The Servian reforms established both the Roman army's centuria system and its order of battle; men picked from civilian centuriae were slipped into military ones, and each battle line in the phalanx formation was composed of a single class. In the early Republican era, as during the Regal era, the highest officers of the army were drawn from the same social stratum as the aristocratic comitia curiata. Even after the institution of the comitia centuriata, the most immediate and effective plebeian defense against aristocratic power was the actual or threatened withdrawal of labour, including military service. The first known plebeian officers (tribunes) were elected by the plebs from among their own number after the secession of 494 BC.

===New tribal division and expansion of the city===
The reformation of the tribal divisions increased the city's sacred boundary (the pomerium) to include Rome's seven hills and their inhabitants.
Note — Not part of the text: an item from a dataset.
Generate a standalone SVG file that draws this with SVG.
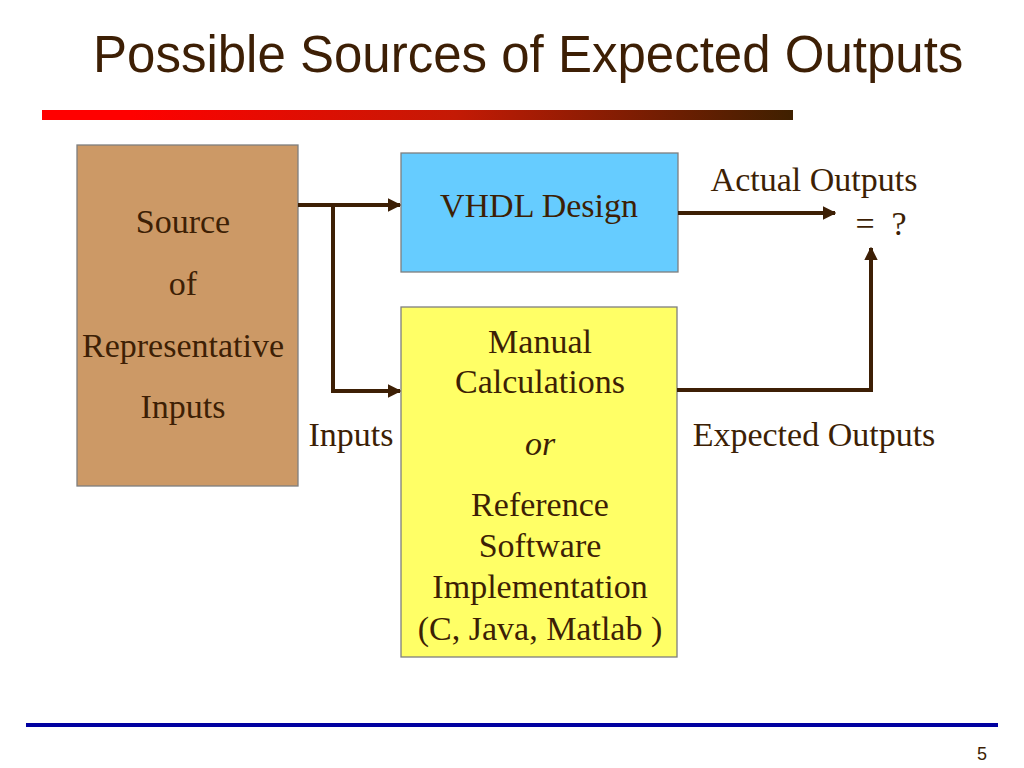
<svg xmlns="http://www.w3.org/2000/svg" width="1024" height="768" viewBox="0 0 1024 768">
<defs>
<linearGradient id="bar" x1="0" y1="0" x2="1" y2="0">
<stop offset="0" stop-color="#ff0000"/>
<stop offset="0.12" stop-color="#ff0000"/>
<stop offset="0.55" stop-color="#c41a05"/>
<stop offset="1" stop-color="#3f2000"/>
</linearGradient>
<marker id="ah" viewBox="0 0 10 10" refX="9" refY="5" markerWidth="3.4" markerHeight="3.4" orient="auto" markerUnits="strokeWidth">
<path d="M0,0 L10,5 L0,10 z" fill="#3d1f05"/>
</marker>
<style>
.t{font-family:"Liberation Serif","Times New Roman",serif;font-size:34px;fill:#3d1f05;text-anchor:middle}
.box{stroke:#7f7f7f;stroke-width:1.3}
.c{fill:none;stroke:#3d1f05;stroke-width:4}
</style>
</defs>
<rect width="1024" height="768" fill="#ffffff"/>
<text x="93" y="72" style="font-family:'Liberation Sans',Arial,sans-serif;font-size:51px;fill:#3d1f05">Possible Sources of Expected Outputs</text>
<rect x="42" y="110" width="751" height="10" fill="url(#bar)"/>
<rect x="26" y="723" width="972" height="4" fill="#0000a0"/>
<text x="987" y="760" style="font-family:'Liberation Sans',Arial,sans-serif;font-size:18px;fill:#3d1f05;text-anchor:end">5</text>

<g id="source">
<rect class="box" x="77" y="145" width="221" height="341" fill="#cc9966"/>
<text class="t" x="183" y="233">Source</text>
<text class="t" x="183" y="295">of</text>
<text class="t" x="183" y="357">Representative</text>
<text class="t" x="183" y="418">Inputs</text>
</g>
<g id="vhdl">
<rect class="box" x="401" y="153" width="277" height="119" fill="#66ccff"/>
<text class="t" x="539" y="217">VHDL Design</text>
</g>
<g id="reference">
<rect class="box" x="401" y="307" width="276" height="350" fill="#ffff66"/>
<text class="t" x="540" y="353">Manual</text>
<text class="t" x="540" y="393">Calculations</text>
<text class="t" x="540" y="455" font-style="italic">or</text>
<text class="t" x="540" y="516">Reference</text>
<text class="t" x="540" y="557">Software</text>
<text class="t" x="540" y="598">Implementation</text>
<text class="t" x="540" y="640">(C, Java, Matlab )</text>
</g>
<g id="compare">
<text class="t" x="814" y="191">Actual Outputs</text>
<text class="t" x="865" y="235">=</text>
<text class="t" x="899" y="235">?</text>
</g>
<g id="connectors">
<polyline class="c" points="298,205 400,205" marker-end="url(#ah)"/>
<polyline class="c" points="333,205 333,391 400,391" marker-end="url(#ah)"/>
<polyline class="c" points="678,213 835,213" marker-end="url(#ah)"/>
<polyline class="c" points="677,390 871,390 871,248" marker-end="url(#ah)"/>
</g>
<g id="labels">
<text class="t" x="351" y="446">Inputs</text>
<text class="t" x="814" y="446">Expected Outputs</text>
</g>
</svg>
Some form of defence was constructed to protect the enlarged city, later reinforced by a wall, and the enclosed area was divided into four new administrative regiones (regions, or quarters); the Suburana, Collina, Palatina, and the Esquilana, where Servius himself is said to have taken a new residence. The situation beyond the walls is unclear: similar tribal areas, perhaps known as pagi, may have extended into the surrounding Roman territories (the ancient ager Romanus), and some of their inhabitants would have qualified for citizenship under the Servian class reforms. Either way, membership of a Roman voting-tribe depended thereafter on residence, rather than ancestry and inheritance. This would have brought significant numbers of urban and rural plebs into active political life; and a number of these would have been allocated to centuries of the first class, the most likely to vote. Dionysius of Halicarnassus, writing in the late first century BC, adds that the tribal divisions were where citizens paid their taxes. The city's division into "quarters" remained in use until 7 BC, when Augustus divided the city, by now much more densely populated, into 14 new regiones.